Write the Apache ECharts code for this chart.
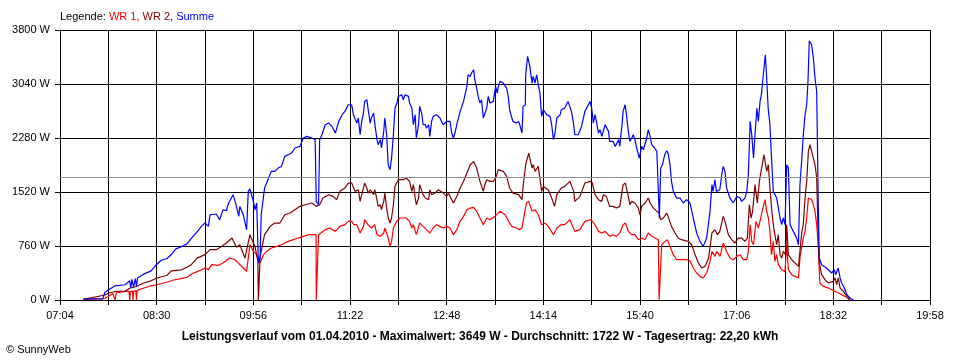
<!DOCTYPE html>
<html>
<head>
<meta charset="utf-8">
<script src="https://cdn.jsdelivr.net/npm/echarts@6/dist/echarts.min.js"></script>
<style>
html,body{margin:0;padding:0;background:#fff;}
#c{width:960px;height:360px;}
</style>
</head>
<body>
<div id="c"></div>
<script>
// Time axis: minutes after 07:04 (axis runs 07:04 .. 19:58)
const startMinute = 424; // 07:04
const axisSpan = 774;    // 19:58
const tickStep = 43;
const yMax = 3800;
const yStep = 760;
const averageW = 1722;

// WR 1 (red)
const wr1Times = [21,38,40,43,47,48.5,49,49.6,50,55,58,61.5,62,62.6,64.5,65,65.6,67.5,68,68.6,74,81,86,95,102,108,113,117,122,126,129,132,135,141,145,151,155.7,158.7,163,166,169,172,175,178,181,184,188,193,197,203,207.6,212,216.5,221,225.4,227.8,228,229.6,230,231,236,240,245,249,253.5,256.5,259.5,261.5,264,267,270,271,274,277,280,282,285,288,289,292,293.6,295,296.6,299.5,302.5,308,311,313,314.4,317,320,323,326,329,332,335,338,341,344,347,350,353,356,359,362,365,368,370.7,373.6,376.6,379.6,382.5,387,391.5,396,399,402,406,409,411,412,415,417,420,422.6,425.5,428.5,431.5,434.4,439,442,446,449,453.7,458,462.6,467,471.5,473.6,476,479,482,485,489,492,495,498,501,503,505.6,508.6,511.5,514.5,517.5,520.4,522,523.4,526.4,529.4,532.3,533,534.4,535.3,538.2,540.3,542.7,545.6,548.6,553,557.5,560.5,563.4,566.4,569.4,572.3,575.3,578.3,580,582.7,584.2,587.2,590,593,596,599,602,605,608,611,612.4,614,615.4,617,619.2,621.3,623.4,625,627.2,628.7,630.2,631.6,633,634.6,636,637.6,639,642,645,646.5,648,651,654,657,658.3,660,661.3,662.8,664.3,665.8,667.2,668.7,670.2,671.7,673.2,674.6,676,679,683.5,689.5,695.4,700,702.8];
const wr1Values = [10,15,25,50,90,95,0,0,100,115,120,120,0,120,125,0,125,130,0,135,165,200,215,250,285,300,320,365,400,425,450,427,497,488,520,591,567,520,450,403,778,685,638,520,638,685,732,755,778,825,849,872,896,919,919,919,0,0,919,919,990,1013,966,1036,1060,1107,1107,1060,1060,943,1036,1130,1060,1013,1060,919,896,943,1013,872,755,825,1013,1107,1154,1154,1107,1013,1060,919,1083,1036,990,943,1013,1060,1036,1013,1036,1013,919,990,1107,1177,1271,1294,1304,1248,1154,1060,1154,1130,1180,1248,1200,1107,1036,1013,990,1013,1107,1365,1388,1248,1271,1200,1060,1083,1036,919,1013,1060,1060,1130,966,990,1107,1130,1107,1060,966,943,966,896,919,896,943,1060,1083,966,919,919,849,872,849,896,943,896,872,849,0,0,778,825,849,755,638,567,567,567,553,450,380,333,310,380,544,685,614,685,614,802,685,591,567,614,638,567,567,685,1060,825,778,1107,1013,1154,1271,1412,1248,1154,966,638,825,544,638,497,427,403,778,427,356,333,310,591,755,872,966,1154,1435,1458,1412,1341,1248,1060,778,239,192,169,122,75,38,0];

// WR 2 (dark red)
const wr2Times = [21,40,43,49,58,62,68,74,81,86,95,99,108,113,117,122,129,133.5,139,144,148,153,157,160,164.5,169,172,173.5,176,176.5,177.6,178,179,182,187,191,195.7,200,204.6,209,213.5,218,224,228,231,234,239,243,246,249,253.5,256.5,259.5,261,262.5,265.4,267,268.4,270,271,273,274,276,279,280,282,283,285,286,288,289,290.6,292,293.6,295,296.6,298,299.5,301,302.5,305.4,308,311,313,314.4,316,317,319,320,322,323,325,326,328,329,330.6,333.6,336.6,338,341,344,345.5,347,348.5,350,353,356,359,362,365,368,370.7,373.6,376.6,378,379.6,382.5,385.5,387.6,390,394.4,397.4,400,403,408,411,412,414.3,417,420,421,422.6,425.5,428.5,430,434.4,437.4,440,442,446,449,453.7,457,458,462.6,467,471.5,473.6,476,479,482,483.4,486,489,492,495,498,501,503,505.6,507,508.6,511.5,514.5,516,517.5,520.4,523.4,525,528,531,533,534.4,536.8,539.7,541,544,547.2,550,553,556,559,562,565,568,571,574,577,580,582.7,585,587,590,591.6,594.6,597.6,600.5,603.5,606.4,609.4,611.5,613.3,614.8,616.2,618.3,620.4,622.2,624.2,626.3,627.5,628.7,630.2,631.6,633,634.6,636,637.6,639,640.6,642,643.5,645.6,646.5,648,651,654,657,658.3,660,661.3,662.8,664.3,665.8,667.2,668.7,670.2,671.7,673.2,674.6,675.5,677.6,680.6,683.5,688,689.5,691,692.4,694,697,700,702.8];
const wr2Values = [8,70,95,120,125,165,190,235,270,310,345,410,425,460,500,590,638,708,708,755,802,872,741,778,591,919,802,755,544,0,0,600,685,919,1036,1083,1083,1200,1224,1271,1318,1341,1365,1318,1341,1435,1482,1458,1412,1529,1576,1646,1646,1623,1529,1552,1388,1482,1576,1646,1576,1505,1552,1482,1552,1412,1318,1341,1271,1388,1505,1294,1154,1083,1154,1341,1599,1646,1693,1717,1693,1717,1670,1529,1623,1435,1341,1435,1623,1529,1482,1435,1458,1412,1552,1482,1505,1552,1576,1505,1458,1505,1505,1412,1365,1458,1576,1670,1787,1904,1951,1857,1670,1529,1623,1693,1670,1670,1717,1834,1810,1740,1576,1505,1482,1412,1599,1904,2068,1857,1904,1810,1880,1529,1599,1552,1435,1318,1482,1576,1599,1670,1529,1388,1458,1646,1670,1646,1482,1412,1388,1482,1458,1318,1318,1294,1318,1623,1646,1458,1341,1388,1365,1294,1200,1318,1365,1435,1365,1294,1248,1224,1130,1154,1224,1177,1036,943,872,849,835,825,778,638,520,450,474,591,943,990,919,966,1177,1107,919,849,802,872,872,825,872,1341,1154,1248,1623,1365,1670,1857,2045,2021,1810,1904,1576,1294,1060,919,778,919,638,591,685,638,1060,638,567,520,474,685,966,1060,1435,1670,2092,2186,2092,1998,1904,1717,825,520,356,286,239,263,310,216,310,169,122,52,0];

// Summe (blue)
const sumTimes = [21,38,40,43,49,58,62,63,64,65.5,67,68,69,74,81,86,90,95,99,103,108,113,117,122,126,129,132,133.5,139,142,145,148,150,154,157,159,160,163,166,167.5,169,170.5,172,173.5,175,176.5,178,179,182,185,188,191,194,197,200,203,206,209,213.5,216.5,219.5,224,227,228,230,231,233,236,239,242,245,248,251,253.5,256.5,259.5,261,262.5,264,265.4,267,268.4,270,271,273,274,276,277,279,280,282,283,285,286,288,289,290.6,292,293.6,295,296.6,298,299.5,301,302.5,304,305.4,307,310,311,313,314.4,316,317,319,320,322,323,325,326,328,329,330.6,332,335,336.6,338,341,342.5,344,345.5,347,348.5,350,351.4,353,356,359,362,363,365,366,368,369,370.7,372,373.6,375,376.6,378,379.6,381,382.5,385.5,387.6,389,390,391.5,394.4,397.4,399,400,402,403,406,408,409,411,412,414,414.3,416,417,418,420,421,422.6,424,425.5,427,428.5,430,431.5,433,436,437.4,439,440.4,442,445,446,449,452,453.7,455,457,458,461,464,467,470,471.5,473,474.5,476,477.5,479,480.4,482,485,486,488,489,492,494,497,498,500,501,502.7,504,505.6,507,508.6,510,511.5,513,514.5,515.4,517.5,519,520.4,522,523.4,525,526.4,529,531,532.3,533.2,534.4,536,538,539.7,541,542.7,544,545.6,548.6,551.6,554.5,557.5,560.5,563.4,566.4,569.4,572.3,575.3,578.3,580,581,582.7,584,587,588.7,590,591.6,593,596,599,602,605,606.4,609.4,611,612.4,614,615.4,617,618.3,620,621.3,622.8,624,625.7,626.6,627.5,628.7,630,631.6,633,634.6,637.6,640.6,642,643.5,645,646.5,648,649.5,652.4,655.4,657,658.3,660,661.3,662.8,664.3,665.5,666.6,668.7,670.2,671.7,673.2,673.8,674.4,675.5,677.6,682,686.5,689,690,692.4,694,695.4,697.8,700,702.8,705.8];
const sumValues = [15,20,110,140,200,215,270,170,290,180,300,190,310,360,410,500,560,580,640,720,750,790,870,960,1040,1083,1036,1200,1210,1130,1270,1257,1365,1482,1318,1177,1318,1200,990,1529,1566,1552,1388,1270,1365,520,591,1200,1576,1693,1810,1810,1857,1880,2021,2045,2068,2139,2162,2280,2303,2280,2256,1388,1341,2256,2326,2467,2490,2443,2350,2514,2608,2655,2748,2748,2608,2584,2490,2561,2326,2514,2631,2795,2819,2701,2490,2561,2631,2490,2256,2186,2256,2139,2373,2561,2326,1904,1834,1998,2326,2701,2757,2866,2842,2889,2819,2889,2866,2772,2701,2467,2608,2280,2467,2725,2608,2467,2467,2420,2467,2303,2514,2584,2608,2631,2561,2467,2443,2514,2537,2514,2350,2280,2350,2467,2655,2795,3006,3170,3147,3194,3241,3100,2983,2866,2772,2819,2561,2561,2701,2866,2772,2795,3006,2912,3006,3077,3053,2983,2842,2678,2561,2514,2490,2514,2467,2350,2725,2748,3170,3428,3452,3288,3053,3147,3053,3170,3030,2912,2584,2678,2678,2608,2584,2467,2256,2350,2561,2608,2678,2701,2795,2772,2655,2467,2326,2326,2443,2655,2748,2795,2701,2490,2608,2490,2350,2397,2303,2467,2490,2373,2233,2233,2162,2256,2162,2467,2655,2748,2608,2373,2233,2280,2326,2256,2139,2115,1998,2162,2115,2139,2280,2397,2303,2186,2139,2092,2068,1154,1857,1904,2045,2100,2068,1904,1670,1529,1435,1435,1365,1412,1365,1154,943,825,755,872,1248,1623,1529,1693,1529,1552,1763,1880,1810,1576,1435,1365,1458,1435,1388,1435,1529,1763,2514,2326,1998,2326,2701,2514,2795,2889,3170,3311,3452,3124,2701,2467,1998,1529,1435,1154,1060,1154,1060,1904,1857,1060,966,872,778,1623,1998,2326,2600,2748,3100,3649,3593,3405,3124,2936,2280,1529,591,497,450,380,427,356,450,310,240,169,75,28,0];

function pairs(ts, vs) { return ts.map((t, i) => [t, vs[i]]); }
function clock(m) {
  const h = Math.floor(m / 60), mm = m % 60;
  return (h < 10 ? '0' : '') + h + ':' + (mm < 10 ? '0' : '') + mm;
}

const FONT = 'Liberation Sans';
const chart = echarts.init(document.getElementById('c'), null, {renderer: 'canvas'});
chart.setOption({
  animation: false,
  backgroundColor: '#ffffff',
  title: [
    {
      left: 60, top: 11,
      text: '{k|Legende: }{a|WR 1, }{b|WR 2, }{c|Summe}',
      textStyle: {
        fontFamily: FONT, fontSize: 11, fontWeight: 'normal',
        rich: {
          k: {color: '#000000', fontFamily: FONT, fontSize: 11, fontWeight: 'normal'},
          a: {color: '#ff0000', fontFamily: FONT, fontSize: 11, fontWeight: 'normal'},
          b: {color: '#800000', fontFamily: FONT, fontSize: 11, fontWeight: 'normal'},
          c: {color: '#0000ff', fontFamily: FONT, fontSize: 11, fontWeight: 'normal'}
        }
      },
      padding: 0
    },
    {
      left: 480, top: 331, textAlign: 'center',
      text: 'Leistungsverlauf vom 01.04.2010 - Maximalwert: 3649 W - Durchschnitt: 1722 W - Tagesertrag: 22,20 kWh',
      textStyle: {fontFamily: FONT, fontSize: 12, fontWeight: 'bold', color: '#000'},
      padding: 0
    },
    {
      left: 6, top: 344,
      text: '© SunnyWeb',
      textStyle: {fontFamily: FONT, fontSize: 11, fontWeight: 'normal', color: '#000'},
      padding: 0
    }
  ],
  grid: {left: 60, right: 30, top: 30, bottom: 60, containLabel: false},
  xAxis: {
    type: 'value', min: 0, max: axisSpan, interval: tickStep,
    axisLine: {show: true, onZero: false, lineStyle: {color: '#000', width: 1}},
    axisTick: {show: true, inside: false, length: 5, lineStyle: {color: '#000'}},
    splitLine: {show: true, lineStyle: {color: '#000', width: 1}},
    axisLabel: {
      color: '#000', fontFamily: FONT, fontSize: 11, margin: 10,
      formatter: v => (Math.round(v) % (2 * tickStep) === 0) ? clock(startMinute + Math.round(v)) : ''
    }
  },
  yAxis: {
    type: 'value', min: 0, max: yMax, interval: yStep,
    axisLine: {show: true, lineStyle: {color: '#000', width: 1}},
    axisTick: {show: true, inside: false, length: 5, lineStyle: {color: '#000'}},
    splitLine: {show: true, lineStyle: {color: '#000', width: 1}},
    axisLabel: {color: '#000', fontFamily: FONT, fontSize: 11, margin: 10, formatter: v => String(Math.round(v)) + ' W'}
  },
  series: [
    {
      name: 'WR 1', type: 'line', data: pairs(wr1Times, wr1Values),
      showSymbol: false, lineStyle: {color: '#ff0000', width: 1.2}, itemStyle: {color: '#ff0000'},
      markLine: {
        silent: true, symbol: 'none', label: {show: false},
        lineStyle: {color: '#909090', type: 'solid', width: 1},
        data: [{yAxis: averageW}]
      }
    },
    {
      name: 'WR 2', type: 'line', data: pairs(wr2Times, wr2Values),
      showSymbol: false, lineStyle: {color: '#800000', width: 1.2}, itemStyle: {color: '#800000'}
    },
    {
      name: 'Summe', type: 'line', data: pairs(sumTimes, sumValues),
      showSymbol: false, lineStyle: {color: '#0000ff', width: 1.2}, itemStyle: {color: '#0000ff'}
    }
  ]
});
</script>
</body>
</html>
☆ ☆ ☆ ☆
**WHAT THE TASK ASKS**
Pictures are excluded; extract exactly the lines from the start of the data through the line that holds "const averageW = 1722;", both ends included.

**RESULT FOR THIS EXERCISE**
Write the Apache ECharts code for this chart.
<!DOCTYPE html>
<html>
<head>
<meta charset="utf-8">
<script src="https://cdn.jsdelivr.net/npm/echarts@6/dist/echarts.min.js"></script>
<style>
html,body{margin:0;padding:0;background:#fff;}
#c{width:960px;height:360px;}
</style>
</head>
<body>
<div id="c"></div>
<script>
// Time axis: minutes after 07:04 (axis runs 07:04 .. 19:58)
const startMinute = 424; // 07:04
const axisSpan = 774;    // 19:58
const tickStep = 43;
const yMax = 3800;
const yStep = 760;
const averageW = 1722;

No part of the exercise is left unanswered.